TOKYO (AP) -- Mount Aso in southern Japan sent huge plumes of gray smoke as high as 11 kilometers (6.8 miles) into the air on Saturday in one of the volcano's biggest explosions in years.
The Japan Meteorological Agency said the explosion in the early hours of Saturday also blew off bits of volcanic rock and ash and raised the alert level for the area, extending the entry ban from just around the volcanic mouth to the mountain itself.
Footage on Japan's NHK public television showed orange flames flickering from several locations on the mountaintop as the volcano emitted thick gray smoke billowing into the sky.
There are no homes within the off-limit area and no injuries or major damage have been reported in nearby towns, though buildings and cars were covered with thick ash falls.
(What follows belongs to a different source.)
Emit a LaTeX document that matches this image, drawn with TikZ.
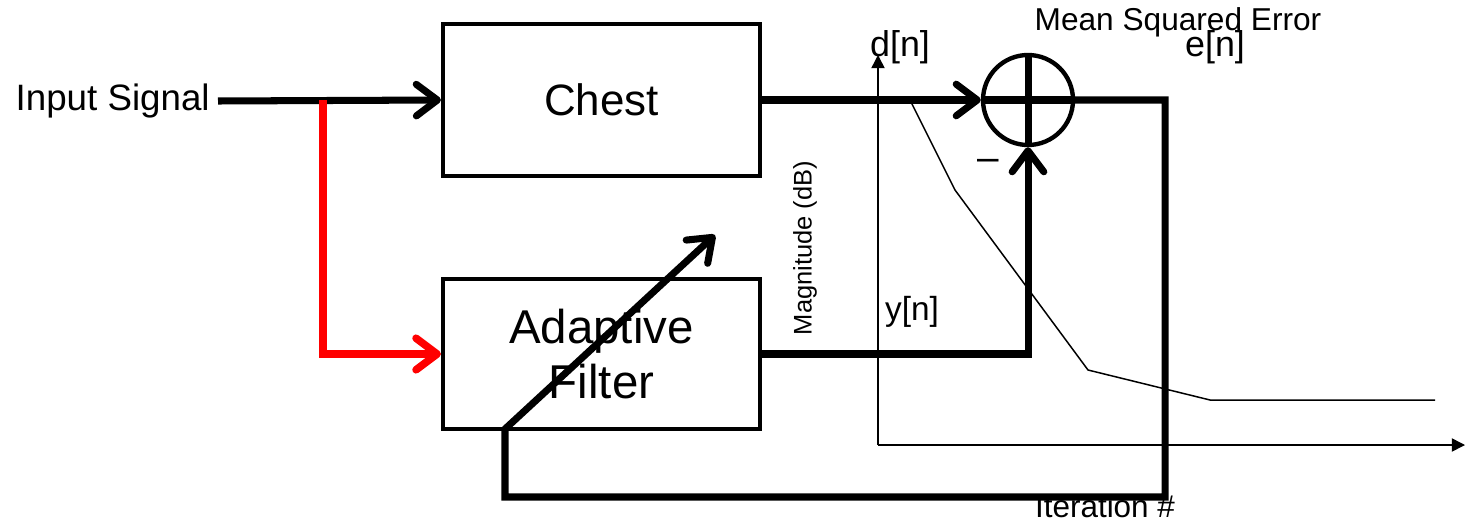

Flights were largely unaffected, except for some delays.
A window at a youth center just a few kilometers (miles) away from the mountain suffered a crack apparently from volcanic rocks.
Masaaki Yamamoto, a manager at the center, told NHK that he heard small volcanic rocks hitting the exterior of the building, and found a crack in the window along with chunks of volcanic debris about the size of a golf ball near it.
Aso city, about 10 kilometers (6 miles) north of the volcano, set up evacuation centers as a precaution. Residents were washing off ash from external walls, plants and the streets before it dries up and spreads farther. Media reports said some ash falls were detected in parts of western Japan.
The area is still recovering from deadly earthquakes in April.
Mount Aso has repeated smaller eruptions in recent years. The agency said it was not known if the volano's recent activity was related to the earthquakes earlier this year, but it's in an unstable condition and could erupt again.
Japan sits atop the Pacific "ring of fire" and has more than 100 volcanoes.
Mount Aso had a smaller eruption in August while eruptions in 2014 disrupted tourism in the area.